By definition, feminism is the advocacy of women’s rights on the grounds of political, social, and economic equality to men. This definition is often twisted and stretched by people in order for it to be parallel to their own opinions of feminism. The term ‘feminist’ tends to be associated with a negative connotation of women who hate men. I once told one of my guy friends that I was a feminist, and the first thing he replied with was, “But you’re not crazy!” He continued to explain to me that feminists are all delusional man-loathing college women, as well as a variety of insulting remarks. I was taken aback that a young guy from Boston of all places, was still so uneducated on the fight for women’s rights, and had the audacity to say such things to me.

After having been in school for the majority of my life, I can say with confidence that very little focus is put on women’s achievements and influence throughout history. I do not recall ever learning about powerful women like Simone de Beauvoir, Emily Davidson, Jane Austen, or Angela Davis. We notably learn about strong, powerful men such as Napoleon, Aristotle, or Ben Franklin. Contrary to the popular belief, feminism is not about discrediting the important achievements men have made throughout history, but rather allowing both women and men to have their place on the pages of history textbooks. Enforcing old gender ideals and stereotypes in a place meant to be educational is regressive, and frankly, outdated.

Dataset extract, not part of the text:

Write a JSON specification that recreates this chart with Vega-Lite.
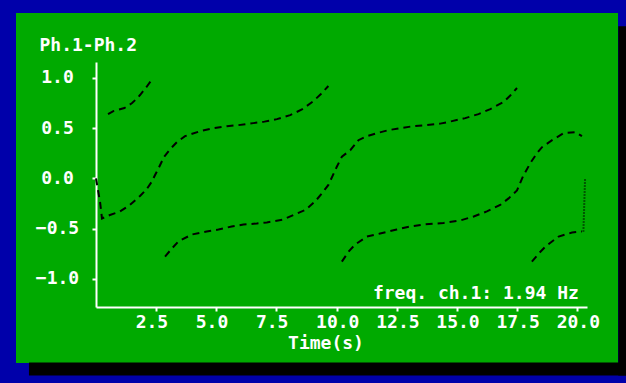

The education system fails in other ways as well when it comes to feminism, especially when it comes to instilling a sense of confidence within young girls. The pressure put on them by their peers and school dress codes, sends the message to children that girls have to look a certain way in order to meet a social standard. I have never been to a school where boys are critiqued on the way they dress. They are allowed to bare their shoulders, girls are not. Guys are allowed to show their boxers, girls are not allowed to show their bra straps. For as long as I can remember, it has always been the girls who were torn down, pulled out of class, given detentions, and labeled with shameful words, only for the clothes they came to school in. I can only assume that school is the origin point of a society that feels this scrutiny and  judgement towards girls is completely normal.

When I think about feminism, it is not about tearing men down, but about lifting women up. The picture of a crazed feminist who shuns the typical housewife and ridicules her for making muffins is a bit of a caricature, and not what I believe the feminism movement actually is. As Roxane Gay said in her novel Bad Feminist, “When feminism falls short of our expectations, we decide the problem is with feminism rather than with the flawed people who act in the name of the movement.” Bringing other women down because their ambitions fall under traditional stereotypes, is turning against the group of people that are supposed to feel supported by the movement. Feminism is about women having the opportunity to choose their own path in life, whatever choice they make, instead of having it thrust upon them. The mold in which every woman is supposed to fit into constricts men as well as women. In a world where men and women were truly equal, no one would think twice about men who chose to be stay-at-home dads, cooks, housekeepers, or other stereotypically feminine jobs. This would give men the opportunity to be nurturing figures in their children’s lives, without it being restricted solely to the mother in the family. Feminism, to me at least, means that anyone can choose their own path in life, without it being placed under harsh scrutiny. Feminism is not about defining how your life is lived or conforming to a role in society, but rather about having the free will to express yourself, regardless of gender.